It’s not that President Trump has done anything affirmatively wrong leading to today’s mega-leak of a transcript of his phone call with the Mexican president, but what we’re talking about here is a sin of omission.
A day before Attorney General Jeff Sessions is set to discuss a new leak crackdown, the transcripts of two heated January phone calls President Trump held with foreign leaders spilled into the headlines.
The Washington Post reported, based on those leaked documents, that Trump pressured Mexican President Enrique Peña Nieto on Jan. 27 to stop publicly saying his government would not pay for a border wall. The report also aired new details over the president’s infamously tense phone call the next day with Australian Prime Minister Malcolm Turnbull.
Both phone calls were widely reported in February, in one of the first major leaks out of the Trump administration that have since become a constant headache. But the Post claimed Thursday to have obtained the full transcripts, which reportedly were “produced by White House staff” and based on records kept by White House note-takers.
The transcripts are embarrassing, at least somewhat, because in it Trump talks about the political bind his campaign statement about how the Mexicans will pay for the wall has put him in. His statement about how awful it is to have to take the 2,000 jihadists from Australian detention centers that Barack Obama agreed to really doesn’t put him in a bad light at all with most of the American people.
But what’s unacceptable is the leak in the first place. The president of the United States is entitled to the presumption that things he says on private phone calls with foreign leaders will stay private.
He isn’t getting the substance of that presumption, which is terribly unjust, because of something he neglected to do – which is to fire everybody left over from the Obama administration that he could as soon as he took office.

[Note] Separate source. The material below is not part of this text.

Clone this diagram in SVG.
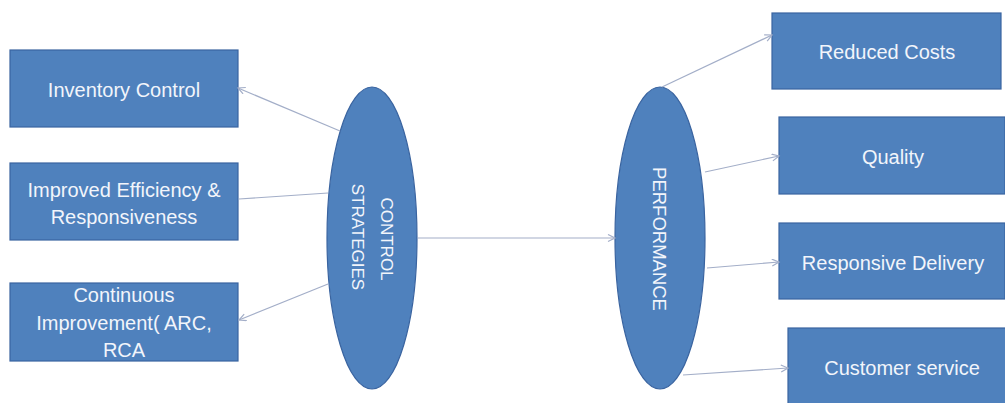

The reason this wasn’t done was that to do so would mean lots of government agencies and the White House staff would be all but shut down without high and mid-level bureaucrats around to do the work. That’s not an invalid concern, but it’s a secondary concern. The reason Trump was elected was to “drain the swamp,” meaning to upend the comfortable statists in federal government and therefore bring about the transformational reform Washington desperately needs.
You simply can’t get that if you leave those people in place, particularly when you have Obama leftovers sitting in Washington and trying to run a stealth government with monsters like Ben Rhodes pulling pins on hand grenades and throwing them at Trump every day.
He’s had leaks coming out of the Executive Branch designed to destroy his credibility and render him ineffective every single day he’s been in office. And while Attorney General Jeff Sessions is actively investigating these leaks and it’s a certain thing someone will be put in a federal prison as an example intended to stop them, that’s only putting a bandage on the wound rather than preventing it from being suffered.
The prevention comes in firing everyone. Everyone.
Trump is six months late in cleaning out the federal bureaucracy and getting the Obama statists out. And if there’s progress in this regard we haven’t seen it – to the contrary, Trump’s national security advisor H.R. McMasters is actively purging Trump’s people from his staff and pushing a pro-Muslim Brotherhood foreign policy.
If one downside of being an iconoclastic political figure is that you struggle to find enough capable, qualified folks who’ll be loyal to you, we can sympathize with that. That’s a burden you carry. But it’s not an excuse to carry traitors in your midst who are doing everything they can to destroy you.
Trump has to do better. He has to get rid of these people. Over-fire, if you have to, but get rid of the backstabbers.